Pasal 27B ayat (1) berbunyi setiap orang dengan sengaja dan tanpa hak mendistribusikan dan/atau mentransmisikan informasi elektronik dan/atau dokumen elektronik, dengan maksud untuk menguntungkan diri sendiri atau orang lain secara melawan hukum, memaksa orang dengan ancaman kekerasan untuk:

a. Memberikan suatu barang, yang sebagian atau seluruhnya milik orang tersebut atau milik orang lain,

b. Memberi utang, membuat pengakuan utang atau menghapuskan piutang.

Pasal 2B ayat (2) berbunyi setiap orang dengan sengaja dan tanpa hak mendistribusikan dan/atau mentransmisikan informasi elektronik dan/atau dokumen elektronik dengan maksud untuk menguntungkan diri sendiri atau orang lain secara melawan hukum dengan ancaman pencemaran atau dengan ancaman akan membuka rahasia, memaksa orang supaya:

a. Memberikan suatu barang yang sebagian atau seluruhnya milik orang tersebut atau milik orang lain,

b. Memberi utang, membuat pengakuan utang atau menghapuskan piutang.

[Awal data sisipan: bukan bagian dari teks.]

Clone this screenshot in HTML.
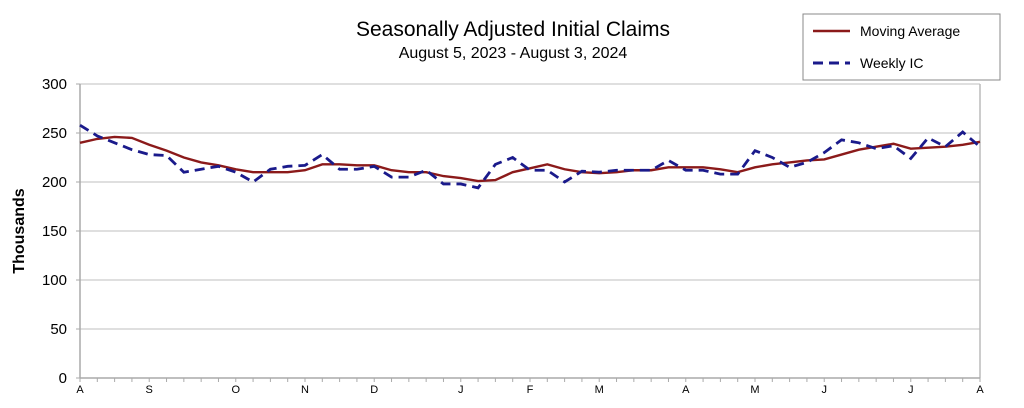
<!DOCTYPE html>
<html><head><meta charset="utf-8"><style>
body{margin:0;background:#fff;width:1024px;height:403px;overflow:hidden;font-family:"Liberation Sans",sans-serif}
</style></head><body>
<svg id="chart" width="1024" height="403" font-family="Liberation Sans, sans-serif">
<text x="513" y="36" font-size="21" text-anchor="middle">Seasonally Adjusted Initial Claims</text>
<text x="513" y="58" font-size="16" text-anchor="middle">August 5, 2023 - August 3, 2024</text>
<g>
<rect x="803" y="14" width="197" height="66" fill="#fff" stroke="#888"/>
<line x1="813" y1="31" x2="850" y2="31" stroke="#8b1a1a" stroke-width="2.5"/>
<text x="860" y="36" font-size="14">Moving Average</text>
<line x1="813" y1="63" x2="850" y2="63" stroke="#1a1a8b" stroke-width="3" stroke-dasharray="10,6"/>
<text x="860" y="68" font-size="14">Weekly IC</text>
</g>
<text transform="translate(24,231) rotate(-90)" font-size="16" font-weight="bold" text-anchor="middle">Thousands</text>
<g id="grid"></g><g id="yticks"></g><g id="xticks"></g><g id="series"></g>
</svg>
<script>
const yTicks=[0,50,100,150,200,250,300];
const monthLabels=["A","S","O","N","D","J","F","M","A","M","J","J","A"];
const monthWeeks=[0,4,9,13,17,22,26,30,35,39,43,48,52];
const weeklyIC=[258,247,240,233,228,227,210,213,216,210,200,213,216,217,228,213,213,216,205,205,212,198,198,194,218,225,212,212,200,211,210,212,212,212,222,212,212,208,208,232,225,215,220,230,243,240,234,237,224,245,236,251,236];
const movingAvg=[240,244,246,245,238,232,225,220,217,213,210,210,210,212,218,218,217,217,212,210,210,206,204,201,202,210,214,218,213,210,209,210,212,212,215,215,215,213,210,215,218,220,222,223,228,233,236,239,234,235,236,238,241];
const X0=80,X1=980,Y0=378,Y1=84,N=52;
const xs=i=>X0+(X1-X0)*i/N;
const ys=v=>Y0-(Y0-Y1)*v/300;
const NS="http://www.w3.org/2000/svg";
function mk(t,a,p){const e=document.createElementNS(NS,t);for(const k in a)e.setAttribute(k,a[k]);p.appendChild(e);return e;}
const grid=document.getElementById('grid'),yt=document.getElementById('yticks'),xt=document.getElementById('xticks'),ser=document.getElementById('series');
yTicks.forEach(v=>{
 if(v>0){const g=mk('line',{x1:X0,x2:X1,y1:ys(v),y2:ys(v),stroke:'#ccc','stroke-width':1.2},grid);
 
 }
 const t=mk('text',{x:X0-13,y:ys(v)+5,'font-size':15,'text-anchor':'end'},yt);t.textContent=v;
 
 
 mk('line',{x1:X0-4,x2:X0,y1:ys(v),y2:ys(v),stroke:'#aaa'},yt);
});
const ax=mk('line',{x1:X0,x2:X0,y1:Y1,y2:Y0,stroke:'#aaa','stroke-width':1.5},grid);


const rb=mk('line',{x1:X1,x2:X1,y1:Y1,y2:Y0,stroke:'#bbb','stroke-width':1.5},grid);


const xa=mk('line',{x1:X0,x2:X1,y1:Y0,y2:Y0,stroke:'#aaa','stroke-width':1.5},grid);


for(let i=0;i<=N;i++)mk('line',{x1:xs(i),x2:xs(i),y1:Y0,y2:Y0+4,stroke:'#aaa'},xt);
monthLabels.forEach((m,i)=>{const t=mk('text',{x:xs(monthWeeks[i]),y:393,'font-size':11,'text-anchor':'middle'},xt);t.textContent=m;
 
 });
const p1=mk('polyline',{points:movingAvg.map((v,i)=>xs(i)+','+ys(v)).join(' '),fill:'none',stroke:'#8b1a1a','stroke-width':2.4},ser);


const p2=mk('polyline',{points:weeklyIC.map((v,i)=>xs(i)+','+ys(v)).join(' '),fill:'none',stroke:'#1a1a8b','stroke-width':2.8,'stroke-dasharray':'10,6'},ser);


</script>
</body></html>
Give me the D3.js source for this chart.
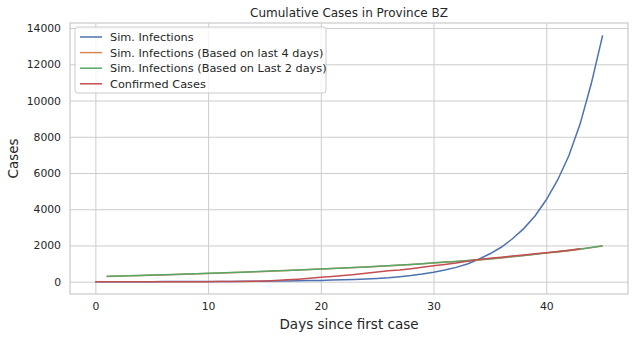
<!DOCTYPE html>
<html>
<head>
<meta charset="utf-8">
<script src="https://cdn.jsdelivr.net/npm/d3@7"></script>
<style>
  body { margin: 0; background: #fff; }
  svg { font-family: "DejaVu Sans", sans-serif; }
</style>
</head>
<body>
<svg width="634" height="339"></svg>
<script>
let width = 634, height = 339;
let margin = { left: 70, right: 6, top: 23, bottom: 45 };

// Data
let simDays = d3.range(0, 46);
let simInfections = [1, 1, 2, 2, 3, 3, 4, 5, 6, 7, 9, 11, 14, 17, 21, 26, 32, 40, 49, 60,
    72, 88, 105, 125, 150, 180, 220, 275, 340, 420, 520, 640, 790, 980, 1240, 1540, 1900,
    2370, 2930, 3630, 4520, 5600, 6950, 8700, 10950, 13600];

// days 1..45
let fitDays = d3.range(1, 46);
let simLast4 = [290, 306, 322, 339, 356, 374, 393, 413, 434, 455,
    477, 499, 521, 544, 568, 593, 618, 644, 670, 696,
    723, 751, 780, 810, 842, 876, 911, 948, 988, 1032,
    1072, 1112, 1157, 1202, 1252, 1310, 1375, 1440, 1510, 1580,
    1645, 1712, 1790, 1880, 1975];
let simLast2 = [295, 312, 328, 345, 362, 380, 398, 418, 438, 460,
    482, 503, 525, 548, 572, 597, 622, 648, 674, 700,
    728, 756, 785, 815, 848, 882, 918, 955, 995, 1040,
    1080, 1120, 1165, 1210, 1260, 1320, 1385, 1450, 1520, 1590,
    1655, 1722, 1800, 1890, 1985];

let confDays = d3.range(0, 44);
let confirmed = [1, 1, 1, 1, 1, 1, 2, 2, 2, 3, 3, 4, 5, 8, 20, 40, 70, 100, 140, 190, 250,
    290, 340, 400, 470, 540, 600, 650, 720, 800, 880, 950, 1030, 1130, 1230, 1300, 1355,
    1420, 1475, 1540, 1600, 1665, 1740, 1820];

let series = [
    { name: "Sim. Infections", color: "#4C72B0", x: simDays, y: simInfections },
    { name: "Sim. Infections (Based on last 4 days)", color: "#DD8452", x: fitDays, y: simLast4 },
    { name: "Sim. Infections (Based on Last 2 days)", color: "#55A868", x: fitDays, y: simLast2 },
    { name: "Confirmed Cases", color: "#C44E52", x: confDays, y: confirmed }
];

let xTicks = [0, 10, 20, 30, 40];
let yTicks = [0, 2000, 4000, 6000, 8000, 10000, 12000, 14000];

let svg = d3.select("svg");
let plotW = width - margin.left - margin.right;
let plotH = height - margin.top - margin.bottom;

// matplotlib style 5% margins
let x = d3.scaleLinear().domain([-2.25, 47.25]).range([margin.left, margin.left + plotW]);
let y = d3.scaleLinear().domain([-680, 14280]).range([margin.top + plotH, margin.top]);

let textColor = "#262626";
let gridColor = "#cccccc";

// Grid
svg.append("g")
    .attr("transform", "translate(0," + (margin.top + plotH) + ")")
    .call(d3.axisBottom(x).tickValues(xTicks).tickSize(-plotH).tickPadding(8))
    .call(g => g.select(".domain").remove())
    .call(g => g.selectAll("line").attr("stroke", gridColor).attr("stroke-width", 1))
    .call(g => g.selectAll("text").attr("fill", textColor).style("font-size", "10.8px")
        .attr("font-family", "DejaVu Sans"));

svg.append("g")
    .attr("transform", "translate(" + margin.left + ",0)")
    .call(d3.axisLeft(y).tickValues(yTicks).tickFormat(d3.format("d")).tickSize(-plotW).tickPadding(9))
    .call(g => g.select(".domain").remove())
    .call(g => g.selectAll("line").attr("stroke", gridColor).attr("stroke-width", 1))
    .call(g => g.selectAll("text").attr("fill", textColor).style("font-size", "10.8px")
        .attr("font-family", "DejaVu Sans"));

// Frame
svg.append("rect")
    .attr("x", margin.left)
    .attr("y", margin.top)
    .attr("width", plotW)
    .attr("height", plotH)
    .attr("fill", "none")
    .attr("stroke", gridColor)
    .attr("stroke-width", 1.25);

// Lines
let line = d3.line()
    .x(d => x(d[0]))
    .y(d => y(d[1]));

svg.append("g").selectAll("path")
    .data(series)
    .enter().append("path")
    .attr("fill", "none")
    .attr("stroke", d => d.color)
    .attr("stroke-width", 1.5)
    .attr("d", d => line(d.x.map((v, i) => [v, d.y[i]])));

// Title and labels
svg.append("text")
    .attr("x", margin.left + plotW / 2)
    .attr("y", 17)
    .attr("text-anchor", "middle")
    .attr("fill", textColor)
    .style("font-size", "12px")
    .text("Cumulative Cases in Province BZ");

svg.append("text")
    .attr("x", margin.left + plotW / 2)
    .attr("y", 329)
    .attr("text-anchor", "middle")
    .attr("fill", textColor)
    .style("font-size", "13.5px")
    .text("Days since first case");

svg.append("text")
    .attr("transform", "translate(18," + (margin.top + plotH / 2) + ") rotate(-90)")
    .attr("text-anchor", "middle")
    .attr("fill", textColor)
    .style("font-size", "13.5px")
    .text("Cases");

// Legend
let legend = svg.append("g").attr("transform", "translate(75,27)");
legend.append("rect")
    .attr("width", 251)
    .attr("height", 66)
    .attr("rx", 2.5)
    .attr("fill", "white")
    .attr("fill-opacity", 0.8)
    .attr("stroke", gridColor)
    .attr("stroke-width", 1);

let item = legend.selectAll(".legenditem")
    .data(series)
    .enter().append("g")
    .attr("class", "legenditem")
    .attr("transform", (d, i) => "translate(0," + (10 + i * 15.6) + ")");

item.append("line")
    .attr("x1", 5).attr("x2", 27)
    .attr("stroke", d => d.color)
    .attr("stroke-width", 1.5);

item.append("text")
    .attr("x", 35)
    .attr("y", 4)
    .attr("fill", textColor)
    .style("font-size", "11.3px")
    .text(d => d.name);
</script>
</body>
</html>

Selain itu, ada juga pasal 28 ayat 3 dan pasal 45A ayat (3) tentang pemberitahuan bohong yang sudah memiliki padanannya dalam KUHP baru. Pasal ini berpotensi multitafsir karena tidak ada penjelasan lebih lanjut apa yang dimaksud dengan pemberitahuan bohong dalam pasal ini.

Pasal 28 ayat 3 berbunyi Setiap Orang dengan sengaja menyebarkan Informasi Elektronik dan/atau Dokumen Elektronik yang diketahuinya memuat pemberitahuan bohong yang menimbulkan kerusuhan di masyarakat.

"Ketentuan ini masih bersifat lentur dan berpotensi mengkriminalisasi masyarakat yang kritis. Pasal baru lainnya adalah Pasal 27B tentang ancaman pencemaran," ujar Koalisi Serius.

Lebih lanjut, Koalisi Serius menilai hasil revisi kedua UU ITE masih mempertahankan Pasal 40 yang memberikan kewenangan besar bagi pemerintah memutus akses terhadap informasi yang dianggap mengganggu ketertiban dan dan melanggar hukum.

Atas dasar itu, Koalisi Serius menolak pengundangan Revisi Kedua UU ITE oleh DPR RI karena telah mengabaikan partisipasi publik bermakna, serta terus melanggengkan pasal-pasal yang berpotensi digunakan untuk membungkam kebebasan berekspresi dan pelanggaran HAM lainnya.

"Mendesak pemerintah untuk memastikan implementasi UU No.1/2024 agar tidak digunakan untuk mengkriminalisasi kelompok kritis dan korban kejahatan yang sesungguhnya. Serta, mendesak pemerintah dan DPR RI untuk menerapkan partisipasi publik yang bermakna dalam setiap pengambilan keputusan," pungkasnya.